INFORMATION SUPPLIED:
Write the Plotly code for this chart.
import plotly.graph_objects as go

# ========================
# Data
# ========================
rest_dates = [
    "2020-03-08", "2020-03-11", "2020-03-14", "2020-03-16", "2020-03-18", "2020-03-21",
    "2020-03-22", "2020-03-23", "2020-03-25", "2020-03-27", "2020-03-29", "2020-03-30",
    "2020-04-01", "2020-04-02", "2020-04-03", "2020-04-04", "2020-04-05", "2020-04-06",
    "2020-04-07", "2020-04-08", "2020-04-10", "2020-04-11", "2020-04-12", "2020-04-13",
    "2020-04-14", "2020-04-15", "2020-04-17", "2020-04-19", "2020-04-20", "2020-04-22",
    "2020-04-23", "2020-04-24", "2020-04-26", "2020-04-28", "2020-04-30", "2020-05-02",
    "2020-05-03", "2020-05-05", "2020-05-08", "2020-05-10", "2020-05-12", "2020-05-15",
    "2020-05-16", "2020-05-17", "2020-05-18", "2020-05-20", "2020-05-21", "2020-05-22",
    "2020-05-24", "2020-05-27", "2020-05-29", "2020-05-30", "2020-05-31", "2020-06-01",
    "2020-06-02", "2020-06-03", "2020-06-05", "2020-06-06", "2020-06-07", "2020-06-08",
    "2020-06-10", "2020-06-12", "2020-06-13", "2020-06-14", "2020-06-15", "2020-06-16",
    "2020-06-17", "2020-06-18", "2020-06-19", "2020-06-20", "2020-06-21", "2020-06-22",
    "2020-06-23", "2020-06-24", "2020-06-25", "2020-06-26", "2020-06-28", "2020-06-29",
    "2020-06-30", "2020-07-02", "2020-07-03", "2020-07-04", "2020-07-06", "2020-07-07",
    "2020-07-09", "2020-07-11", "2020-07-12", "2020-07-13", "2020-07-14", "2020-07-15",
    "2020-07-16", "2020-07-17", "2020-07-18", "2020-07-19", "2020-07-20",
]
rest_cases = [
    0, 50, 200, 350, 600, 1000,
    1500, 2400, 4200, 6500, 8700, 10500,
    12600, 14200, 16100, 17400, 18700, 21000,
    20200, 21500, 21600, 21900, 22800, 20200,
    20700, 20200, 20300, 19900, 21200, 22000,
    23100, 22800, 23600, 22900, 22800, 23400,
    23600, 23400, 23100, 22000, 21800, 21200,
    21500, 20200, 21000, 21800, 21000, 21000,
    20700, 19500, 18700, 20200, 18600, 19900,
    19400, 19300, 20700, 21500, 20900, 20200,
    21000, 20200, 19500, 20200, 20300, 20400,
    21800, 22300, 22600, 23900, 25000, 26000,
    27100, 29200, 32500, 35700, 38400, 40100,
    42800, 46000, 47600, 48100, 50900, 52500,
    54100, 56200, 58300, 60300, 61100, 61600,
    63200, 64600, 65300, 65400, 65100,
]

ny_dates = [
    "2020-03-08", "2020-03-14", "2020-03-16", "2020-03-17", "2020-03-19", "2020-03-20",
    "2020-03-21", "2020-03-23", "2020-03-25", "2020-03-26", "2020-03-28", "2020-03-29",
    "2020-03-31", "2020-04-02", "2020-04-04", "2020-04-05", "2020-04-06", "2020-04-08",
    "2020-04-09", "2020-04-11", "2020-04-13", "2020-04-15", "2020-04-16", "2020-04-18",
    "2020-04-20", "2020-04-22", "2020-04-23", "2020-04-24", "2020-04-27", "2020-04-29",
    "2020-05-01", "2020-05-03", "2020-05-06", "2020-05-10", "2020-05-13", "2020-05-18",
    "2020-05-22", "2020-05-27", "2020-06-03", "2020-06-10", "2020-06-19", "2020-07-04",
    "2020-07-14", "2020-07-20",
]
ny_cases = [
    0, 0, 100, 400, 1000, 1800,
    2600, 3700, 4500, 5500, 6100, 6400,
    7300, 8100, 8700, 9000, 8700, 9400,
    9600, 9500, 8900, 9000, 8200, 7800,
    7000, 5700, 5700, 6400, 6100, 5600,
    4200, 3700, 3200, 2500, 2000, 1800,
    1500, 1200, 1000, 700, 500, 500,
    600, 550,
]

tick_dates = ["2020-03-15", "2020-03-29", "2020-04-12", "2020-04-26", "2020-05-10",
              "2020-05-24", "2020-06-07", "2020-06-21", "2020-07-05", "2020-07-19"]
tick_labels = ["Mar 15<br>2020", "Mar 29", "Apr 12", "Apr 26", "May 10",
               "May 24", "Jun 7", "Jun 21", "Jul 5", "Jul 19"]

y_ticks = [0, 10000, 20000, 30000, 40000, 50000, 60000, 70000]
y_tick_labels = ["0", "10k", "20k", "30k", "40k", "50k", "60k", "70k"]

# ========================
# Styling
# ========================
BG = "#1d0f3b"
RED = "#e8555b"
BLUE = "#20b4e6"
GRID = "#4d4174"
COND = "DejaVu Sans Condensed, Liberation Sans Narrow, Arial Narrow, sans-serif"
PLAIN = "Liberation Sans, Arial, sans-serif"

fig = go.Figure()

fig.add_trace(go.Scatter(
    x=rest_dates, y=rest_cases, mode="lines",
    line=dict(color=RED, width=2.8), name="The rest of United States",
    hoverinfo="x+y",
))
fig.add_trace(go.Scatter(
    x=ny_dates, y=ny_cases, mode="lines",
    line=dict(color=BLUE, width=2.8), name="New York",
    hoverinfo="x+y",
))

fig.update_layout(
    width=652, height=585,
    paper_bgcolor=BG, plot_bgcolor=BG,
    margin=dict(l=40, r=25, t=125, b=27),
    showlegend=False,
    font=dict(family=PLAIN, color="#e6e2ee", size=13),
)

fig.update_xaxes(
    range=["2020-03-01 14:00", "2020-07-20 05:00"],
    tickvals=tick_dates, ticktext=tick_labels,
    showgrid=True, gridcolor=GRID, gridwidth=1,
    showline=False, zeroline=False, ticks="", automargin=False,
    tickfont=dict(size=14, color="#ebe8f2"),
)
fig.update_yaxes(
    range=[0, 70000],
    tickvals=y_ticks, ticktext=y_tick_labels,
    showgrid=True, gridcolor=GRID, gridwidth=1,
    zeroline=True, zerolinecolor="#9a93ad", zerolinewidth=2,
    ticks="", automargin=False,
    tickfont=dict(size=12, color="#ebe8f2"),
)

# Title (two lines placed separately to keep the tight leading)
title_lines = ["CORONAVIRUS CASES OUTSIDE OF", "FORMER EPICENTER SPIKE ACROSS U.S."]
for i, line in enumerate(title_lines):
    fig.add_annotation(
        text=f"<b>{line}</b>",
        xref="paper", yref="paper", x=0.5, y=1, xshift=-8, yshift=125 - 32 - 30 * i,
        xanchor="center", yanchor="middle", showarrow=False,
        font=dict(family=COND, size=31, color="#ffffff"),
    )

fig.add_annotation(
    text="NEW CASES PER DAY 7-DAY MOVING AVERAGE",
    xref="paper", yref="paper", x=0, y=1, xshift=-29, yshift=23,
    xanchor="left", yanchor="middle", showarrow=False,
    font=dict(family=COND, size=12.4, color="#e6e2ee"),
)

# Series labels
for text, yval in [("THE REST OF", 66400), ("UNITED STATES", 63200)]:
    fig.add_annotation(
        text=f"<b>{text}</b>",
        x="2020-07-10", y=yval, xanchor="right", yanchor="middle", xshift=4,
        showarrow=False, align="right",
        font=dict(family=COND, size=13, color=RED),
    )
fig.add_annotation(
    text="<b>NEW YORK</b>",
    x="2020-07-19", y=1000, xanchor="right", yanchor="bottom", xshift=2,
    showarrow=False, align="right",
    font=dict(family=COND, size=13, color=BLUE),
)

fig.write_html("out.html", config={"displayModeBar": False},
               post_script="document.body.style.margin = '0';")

WHAT THE EXERCISE ASKS: Write the data out again in full and exactly.

OUTPUT FOR THIS TASK:
Write the Plotly code for this chart.
import plotly.graph_objects as go

# ========================
# Data
# ========================
rest_dates = [
    "2020-03-08", "2020-03-11", "2020-03-14", "2020-03-16", "2020-03-18", "2020-03-21",
    "2020-03-22", "2020-03-23", "2020-03-25", "2020-03-27", "2020-03-29", "2020-03-30",
    "2020-04-01", "2020-04-02", "2020-04-03", "2020-04-04", "2020-04-05", "2020-04-06",
    "2020-04-07", "2020-04-08", "2020-04-10", "2020-04-11", "2020-04-12", "2020-04-13",
    "2020-04-14", "2020-04-15", "2020-04-17", "2020-04-19", "2020-04-20", "2020-04-22",
    "2020-04-23", "2020-04-24", "2020-04-26", "2020-04-28", "2020-04-30", "2020-05-02",
    "2020-05-03", "2020-05-05", "2020-05-08", "2020-05-10", "2020-05-12", "2020-05-15",
    "2020-05-16", "2020-05-17", "2020-05-18", "2020-05-20", "2020-05-21", "2020-05-22",
    "2020-05-24", "2020-05-27", "2020-05-29", "2020-05-30", "2020-05-31", "2020-06-01",
    "2020-06-02", "2020-06-03", "2020-06-05", "2020-06-06", "2020-06-07", "2020-06-08",
    "2020-06-10", "2020-06-12", "2020-06-13", "2020-06-14", "2020-06-15", "2020-06-16",
    "2020-06-17", "2020-06-18", "2020-06-19", "2020-06-20", "2020-06-21", "2020-06-22",
    "2020-06-23", "2020-06-24", "2020-06-25", "2020-06-26", "2020-06-28", "2020-06-29",
    "2020-06-30", "2020-07-02", "2020-07-03", "2020-07-04", "2020-07-06", "2020-07-07",
    "2020-07-09", "2020-07-11", "2020-07-12", "2020-07-13", "2020-07-14", "2020-07-15",
    "2020-07-16", "2020-07-17", "2020-07-18", "2020-07-19", "2020-07-20",
]
rest_cases = [
    0, 50, 200, 350, 600, 1000,
    1500, 2400, 4200, 6500, 8700, 10500,
    12600, 14200, 16100, 17400, 18700, 21000,
    20200, 21500, 21600, 21900, 22800, 20200,
    20700, 20200, 20300, 19900, 21200, 22000,
    23100, 22800, 23600, 22900, 22800, 23400,
    23600, 23400, 23100, 22000, 21800, 21200,
    21500, 20200, 21000, 21800, 21000, 21000,
    20700, 19500, 18700, 20200, 18600, 19900,
    19400, 19300, 20700, 21500, 20900, 20200,
    21000, 20200, 19500, 20200, 20300, 20400,
    21800, 22300, 22600, 23900, 25000, 26000,
    27100, 29200, 32500, 35700, 38400, 40100,
    42800, 46000, 47600, 48100, 50900, 52500,
    54100, 56200, 58300, 60300, 61100, 61600,
    63200, 64600, 65300, 65400, 65100,
]

ny_dates = [
    "2020-03-08", "2020-03-14", "2020-03-16", "2020-03-17", "2020-03-19", "2020-03-20",
    "2020-03-21", "2020-03-23", "2020-03-25", "2020-03-26", "2020-03-28", "2020-03-29",
    "2020-03-31", "2020-04-02", "2020-04-04", "2020-04-05", "2020-04-06", "2020-04-08",
    "2020-04-09", "2020-04-11", "2020-04-13", "2020-04-15", "2020-04-16", "2020-04-18",
    "2020-04-20", "2020-04-22", "2020-04-23", "2020-04-24", "2020-04-27", "2020-04-29",
    "2020-05-01", "2020-05-03", "2020-05-06", "2020-05-10", "2020-05-13", "2020-05-18",
    "2020-05-22", "2020-05-27", "2020-06-03", "2020-06-10", "2020-06-19", "2020-07-04",
    "2020-07-14", "2020-07-20",
]
ny_cases = [
    0, 0, 100, 400, 1000, 1800,
    2600, 3700, 4500, 5500, 6100, 6400,
    7300, 8100, 8700, 9000, 8700, 9400,
    9600, 9500, 8900, 9000, 8200, 7800,
    7000, 5700, 5700, 6400, 6100, 5600,
    4200, 3700, 3200, 2500, 2000, 1800,
    1500, 1200, 1000, 700, 500, 500,
    600, 550,
]

tick_dates = ["2020-03-15", "2020-03-29", "2020-04-12", "2020-04-26", "2020-05-10",
              "2020-05-24", "2020-06-07", "2020-06-21", "2020-07-05", "2020-07-19"]
tick_labels = ["Mar 15<br>2020", "Mar 29", "Apr 12", "Apr 26", "May 10",
               "May 24", "Jun 7", "Jun 21", "Jul 5", "Jul 19"]

y_ticks = [0, 10000, 20000, 30000, 40000, 50000, 60000, 70000]
y_tick_labels = ["0", "10k", "20k", "30k", "40k", "50k", "60k", "70k"]

# ========================
# Styling
# ========================
BG = "#1d0f3b"
RED = "#e8555b"
BLUE = "#20b4e6"
GRID = "#4d4174"
COND = "DejaVu Sans Condensed, Liberation Sans Narrow, Arial Narrow, sans-serif"
PLAIN = "Liberation Sans, Arial, sans-serif"

fig = go.Figure()

fig.add_trace(go.Scatter(
    x=rest_dates, y=rest_cases, mode="lines",
    line=dict(color=RED, width=2.8), name="The rest of United States",
    hoverinfo="x+y",
))
fig.add_trace(go.Scatter(
    x=ny_dates, y=ny_cases, mode="lines",
    line=dict(color=BLUE, width=2.8), name="New York",
    hoverinfo="x+y",
))

fig.update_layout(
    width=652, height=585,
    paper_bgcolor=BG, plot_bgcolor=BG,
    margin=dict(l=40, r=25, t=125, b=27),
    showlegend=False,
    font=dict(family=PLAIN, color="#e6e2ee", size=13),
)

fig.update_xaxes(
    range=["2020-03-01 14:00", "2020-07-20 05:00"],
    tickvals=tick_dates, ticktext=tick_labels,
    showgrid=True, gridcolor=GRID, gridwidth=1,
    showline=False, zeroline=False, ticks="", automargin=False,
    tickfont=dict(size=14, color="#ebe8f2"),
)
fig.update_yaxes(
    range=[0, 70000],
    tickvals=y_ticks, ticktext=y_tick_labels,
    showgrid=True, gridcolor=GRID, gridwidth=1,
    zeroline=True, zerolinecolor="#9a93ad", zerolinewidth=2,
    ticks="", automargin=False,
    tickfont=dict(size=12, color="#ebe8f2"),
)

# Title (two lines placed separately to keep the tight leading)
title_lines = ["CORONAVIRUS CASES OUTSIDE OF", "FORMER EPICENTER SPIKE ACROSS U.S."]
for i, line in enumerate(title_lines):
    fig.add_annotation(
        text=f"<b>{line}</b>",
        xref="paper", yref="paper", x=0.5, y=1, xshift=-8, yshift=125 - 32 - 30 * i,
        xanchor="center", yanchor="middle", showarrow=False,
        font=dict(family=COND, size=31, color="#ffffff"),
    )

fig.add_annotation(
    text="NEW CASES PER DAY 7-DAY MOVING AVERAGE",
    xref="paper", yref="paper", x=0, y=1, xshift=-29, yshift=23,
    xanchor="left", yanchor="middle", showarrow=False,
    font=dict(family=COND, size=12.4, color="#e6e2ee"),
)

# Series labels
for text, yval in [("THE REST OF", 66400), ("UNITED STATES", 63200)]:
    fig.add_annotation(
        text=f"<b>{text}</b>",
        x="2020-07-10", y=yval, xanchor="right", yanchor="middle", xshift=4,
        showarrow=False, align="right",
        font=dict(family=COND, size=13, color=RED),
    )
fig.add_annotation(
    text="<b>NEW YORK</b>",
    x="2020-07-19", y=1000, xanchor="right", yanchor="bottom", xshift=2,
    showarrow=False, align="right",
    font=dict(family=COND, size=13, color=BLUE),
)

fig.write_html("out.html", config={"displayModeBar": False},
               post_script="document.body.style.margin = '0';")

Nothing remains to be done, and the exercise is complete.